Pembahasan akhlak berkaitan dengan masalah tabiat atau kondisi temperatur
batin yang mempengaruhi perilaku manusia. Ajaran akhlak dalam Islam pada
dasarnya meliputi kualitas perbuatan manusia yang merupakan ekspresi dari
kondisi kejiwaannya. Akhlak merupakan ekspresi mulia bagi seseorang,
lebih-lebih bagi para da’i.
Berdasarkan hal
tersebut dapat disimpulkan bahwa apa yang menjadi sifat Allah SWT, pasti
dinilai baik oleh manusia sehingga harus dipraktikkan dalam perilaku
sehari-hari.
4. Masalah Muamalah
Islam merupakan agama yang menekankan urusan muamalah lebih besar porsinya
daripada urusan ibadah. Ibadah dalam muamalah disini diartikan sebagai ibadah
yang mencakup hubungan dengan Allah dalam rangka mengabdi kepada Allah SWT.
Statement ini dapat dipahami dengan alasan :
a) Dalam Al-Qur’an dan Al-Hadis mencakup proporsi terbesar sumber
hukum dengan urusan muamalah. Dalam Al-Qur’an Allah.SWT berirman: Qs-Ali-Imran:
130.
b) Ibadah yang mengandung segi kemasyarakatan diberi ganjaran lebih besar
daripada ibadah yang bersifat perorangan.
c) melakukan amal baik dalam bidang kemasyarakatan mendapatkan ganjarn lebih
besar dari pada ibadah sunnah.
Seorang da’i harus menunjukkan sikap yang baik dalam kehidupan
berinteraksi. Sebenarnya, dalam hal inilah yang lebih utama dan penting dalam
berdakwah. Lebih besar pengaruhnya jika berdakwah melalui sikap dalam bergaul.
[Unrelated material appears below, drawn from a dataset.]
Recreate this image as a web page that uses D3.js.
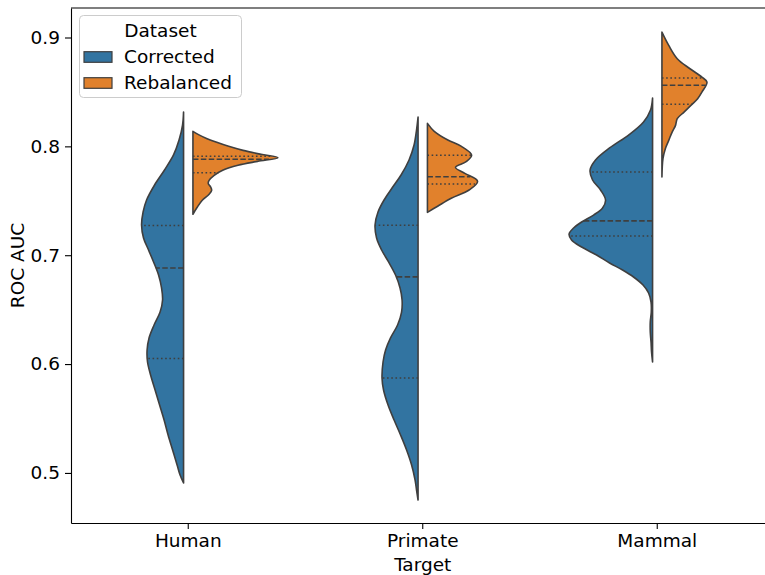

Dan juga, ibadah seseorang yang baik akan dinilai dari pola interaksi dalam
kehidupan sosial.[4]
PENUTUP
Kehidupan
modern telah memberikan manfaat bagi manusia. Namun, disisi lain kehidupan
tersebut memiliki banyak dampak negatif. Untuk memperbaiki dampak negatif
tersebut materi dakwah sangat diperlukan, karena tujuan dakwah adalah mengajak
manusia ke jalan yang benar, yaitu jalan yang diridhai oleh Allah. Dalam
berdakwah, materi dakwah harus disesuaikan dengan kondisi mad’u agar dakwah
menjadi berhasil. Untuk itu materi dakwah sangat diperlukan bagi seorang da’i.